===== PROVIDED DATA

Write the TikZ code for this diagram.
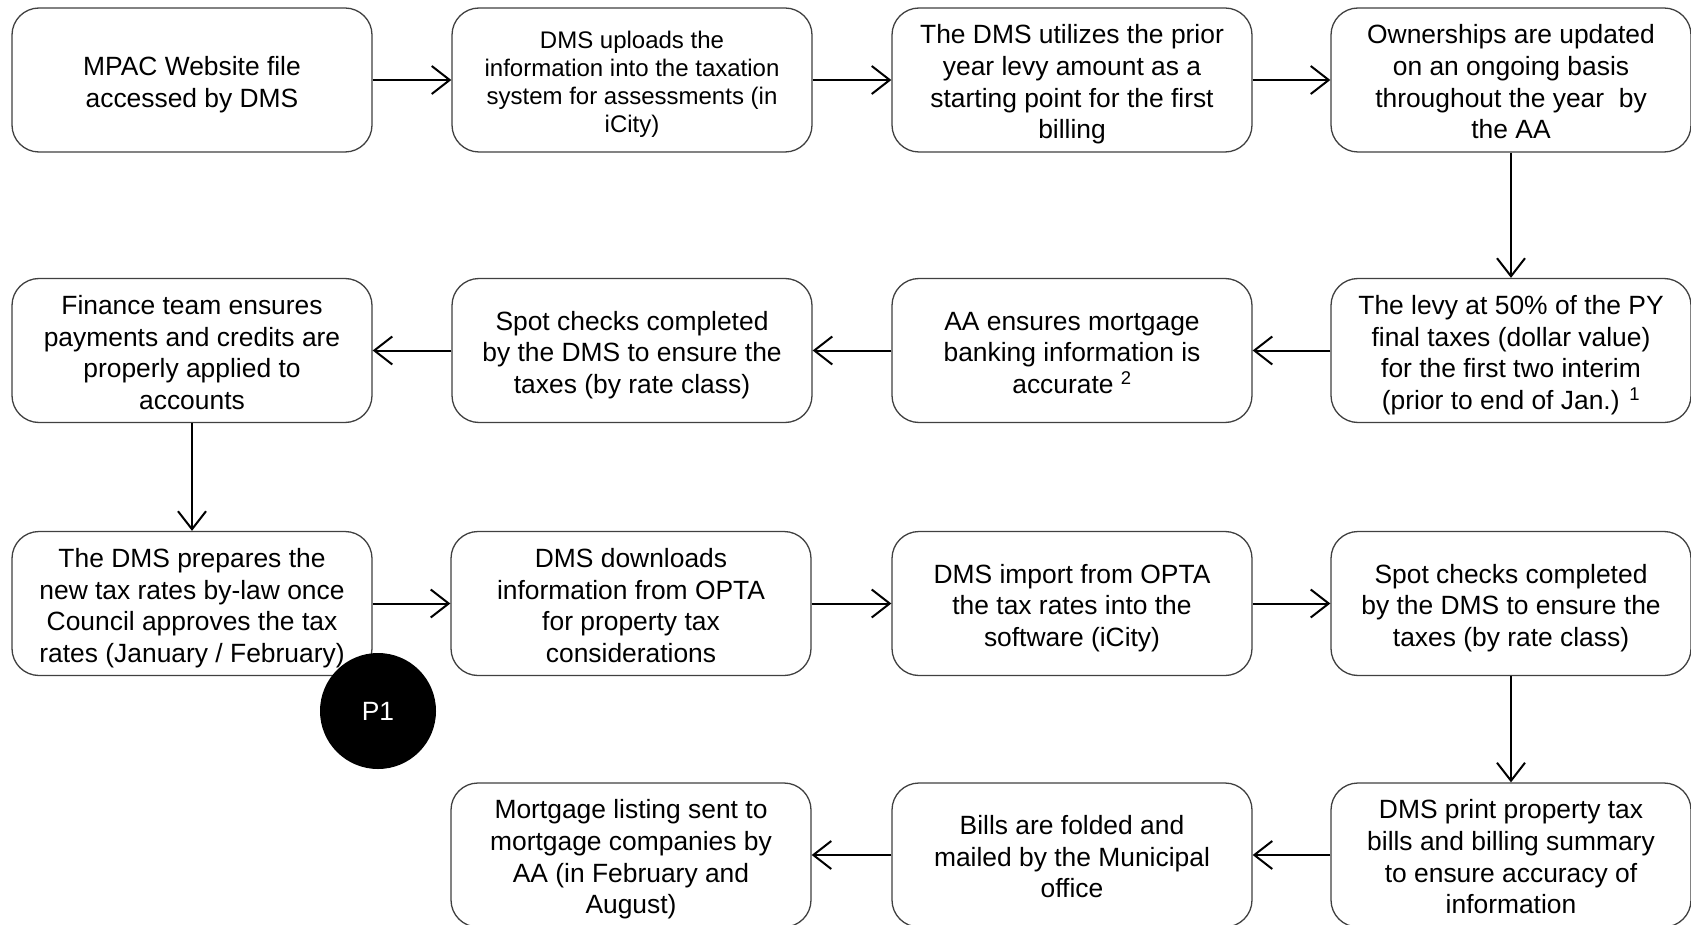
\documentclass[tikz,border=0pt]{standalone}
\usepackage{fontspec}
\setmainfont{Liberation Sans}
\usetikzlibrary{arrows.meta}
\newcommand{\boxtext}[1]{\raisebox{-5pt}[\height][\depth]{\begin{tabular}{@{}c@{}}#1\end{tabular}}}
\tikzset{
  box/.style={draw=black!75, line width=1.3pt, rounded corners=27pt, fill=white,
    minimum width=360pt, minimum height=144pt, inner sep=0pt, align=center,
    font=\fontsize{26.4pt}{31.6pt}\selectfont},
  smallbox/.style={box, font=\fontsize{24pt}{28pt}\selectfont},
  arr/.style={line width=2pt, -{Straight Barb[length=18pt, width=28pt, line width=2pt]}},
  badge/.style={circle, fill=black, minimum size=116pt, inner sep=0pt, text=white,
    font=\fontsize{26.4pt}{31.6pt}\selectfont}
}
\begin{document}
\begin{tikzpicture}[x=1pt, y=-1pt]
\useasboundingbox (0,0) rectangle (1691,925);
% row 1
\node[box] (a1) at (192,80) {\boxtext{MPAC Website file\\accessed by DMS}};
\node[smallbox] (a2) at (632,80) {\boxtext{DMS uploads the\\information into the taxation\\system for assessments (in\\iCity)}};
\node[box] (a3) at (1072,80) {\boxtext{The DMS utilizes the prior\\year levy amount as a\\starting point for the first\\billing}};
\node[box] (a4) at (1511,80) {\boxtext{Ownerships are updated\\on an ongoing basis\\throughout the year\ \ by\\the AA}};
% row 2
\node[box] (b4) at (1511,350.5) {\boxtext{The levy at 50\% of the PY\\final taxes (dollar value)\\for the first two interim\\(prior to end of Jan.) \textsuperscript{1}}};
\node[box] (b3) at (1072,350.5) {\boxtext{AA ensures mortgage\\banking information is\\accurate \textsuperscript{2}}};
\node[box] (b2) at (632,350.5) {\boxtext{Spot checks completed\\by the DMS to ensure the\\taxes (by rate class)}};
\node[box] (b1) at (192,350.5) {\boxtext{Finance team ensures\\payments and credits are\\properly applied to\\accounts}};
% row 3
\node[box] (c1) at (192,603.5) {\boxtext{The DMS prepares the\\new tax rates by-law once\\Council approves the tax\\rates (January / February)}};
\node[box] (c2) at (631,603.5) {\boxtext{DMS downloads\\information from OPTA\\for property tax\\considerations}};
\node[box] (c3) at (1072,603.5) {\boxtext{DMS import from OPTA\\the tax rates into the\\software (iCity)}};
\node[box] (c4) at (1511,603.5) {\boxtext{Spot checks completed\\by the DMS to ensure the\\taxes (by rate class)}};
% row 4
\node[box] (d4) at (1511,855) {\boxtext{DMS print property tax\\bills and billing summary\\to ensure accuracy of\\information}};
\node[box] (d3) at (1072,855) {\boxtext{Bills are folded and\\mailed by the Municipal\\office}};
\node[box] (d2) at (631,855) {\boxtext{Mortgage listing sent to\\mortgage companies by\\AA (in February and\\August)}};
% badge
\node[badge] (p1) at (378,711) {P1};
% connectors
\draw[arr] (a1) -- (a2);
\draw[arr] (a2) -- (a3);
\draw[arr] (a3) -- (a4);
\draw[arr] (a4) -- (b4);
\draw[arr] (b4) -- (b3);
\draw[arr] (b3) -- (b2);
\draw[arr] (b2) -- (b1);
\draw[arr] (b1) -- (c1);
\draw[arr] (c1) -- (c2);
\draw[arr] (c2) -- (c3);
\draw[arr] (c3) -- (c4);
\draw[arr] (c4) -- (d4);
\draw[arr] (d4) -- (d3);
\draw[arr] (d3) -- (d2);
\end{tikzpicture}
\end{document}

==========

• PROBLEM TO WORK ON: Leave every image out, and retype the material exactly.

• WRITTEN ANSWER:
Write the TikZ code for this diagram.
\documentclass[tikz,border=0pt]{standalone}
\usepackage{fontspec}
\setmainfont{Liberation Sans}
\usetikzlibrary{arrows.meta}
\newcommand{\boxtext}[1]{\raisebox{-5pt}[\height][\depth]{\begin{tabular}{@{}c@{}}#1\end{tabular}}}
\tikzset{
  box/.style={draw=black!75, line width=1.3pt, rounded corners=27pt, fill=white,
    minimum width=360pt, minimum height=144pt, inner sep=0pt, align=center,
    font=\fontsize{26.4pt}{31.6pt}\selectfont},
  smallbox/.style={box, font=\fontsize{24pt}{28pt}\selectfont},
  arr/.style={line width=2pt, -{Straight Barb[length=18pt, width=28pt, line width=2pt]}},
  badge/.style={circle, fill=black, minimum size=116pt, inner sep=0pt, text=white,
    font=\fontsize{26.4pt}{31.6pt}\selectfont}
}
\begin{document}
\begin{tikzpicture}[x=1pt, y=-1pt]
\useasboundingbox (0,0) rectangle (1691,925);
% row 1
\node[box] (a1) at (192,80) {\boxtext{MPAC Website file\\accessed by DMS}};
\node[smallbox] (a2) at (632,80) {\boxtext{DMS uploads the\\information into the taxation\\system for assessments (in\\iCity)}};
\node[box] (a3) at (1072,80) {\boxtext{The DMS utilizes the prior\\year levy amount as a\\starting point for the first\\billing}};
\node[box] (a4) at (1511,80) {\boxtext{Ownerships are updated\\on an ongoing basis\\throughout the year\ \ by\\the AA}};
% row 2
\node[box] (b4) at (1511,350.5) {\boxtext{The levy at 50\% of the PY\\final taxes (dollar value)\\for the first two interim\\(prior to end of Jan.) \textsuperscript{1}}};
\node[box] (b3) at (1072,350.5) {\boxtext{AA ensures mortgage\\banking information is\\accurate \textsuperscript{2}}};
\node[box] (b2) at (632,350.5) {\boxtext{Spot checks completed\\by the DMS to ensure the\\taxes (by rate class)}};
\node[box] (b1) at (192,350.5) {\boxtext{Finance team ensures\\payments and credits are\\properly applied to\\accounts}};
% row 3
\node[box] (c1) at (192,603.5) {\boxtext{The DMS prepares the\\new tax rates by-law once\\Council approves the tax\\rates (January / February)}};
\node[box] (c2) at (631,603.5) {\boxtext{DMS downloads\\information from OPTA\\for property tax\\considerations}};
\node[box] (c3) at (1072,603.5) {\boxtext{DMS import from OPTA\\the tax rates into the\\software (iCity)}};
\node[box] (c4) at (1511,603.5) {\boxtext{Spot checks completed\\by the DMS to ensure the\\taxes (by rate class)}};
% row 4
\node[box] (d4) at (1511,855) {\boxtext{DMS print property tax\\bills and billing summary\\to ensure accuracy of\\information}};
\node[box] (d3) at (1072,855) {\boxtext{Bills are folded and\\mailed by the Municipal\\office}};
\node[box] (d2) at (631,855) {\boxtext{Mortgage listing sent to\\mortgage companies by\\AA (in February and\\August)}};
% badge
\node[badge] (p1) at (378,711) {P1};
% connectors
\draw[arr] (a1) -- (a2);
\draw[arr] (a2) -- (a3);
\draw[arr] (a3) -- (a4);
\draw[arr] (a4) -- (b4);
\draw[arr] (b4) -- (b3);
\draw[arr] (b3) -- (b2);
\draw[arr] (b2) -- (b1);
\draw[arr] (b1) -- (c1);
\draw[arr] (c1) -- (c2);
\draw[arr] (c2) -- (c3);
\draw[arr] (c3) -- (c4);
\draw[arr] (c4) -- (d4);
\draw[arr] (d4) -- (d3);
\draw[arr] (d3) -- (d2);
\end{tikzpicture}
\end{document}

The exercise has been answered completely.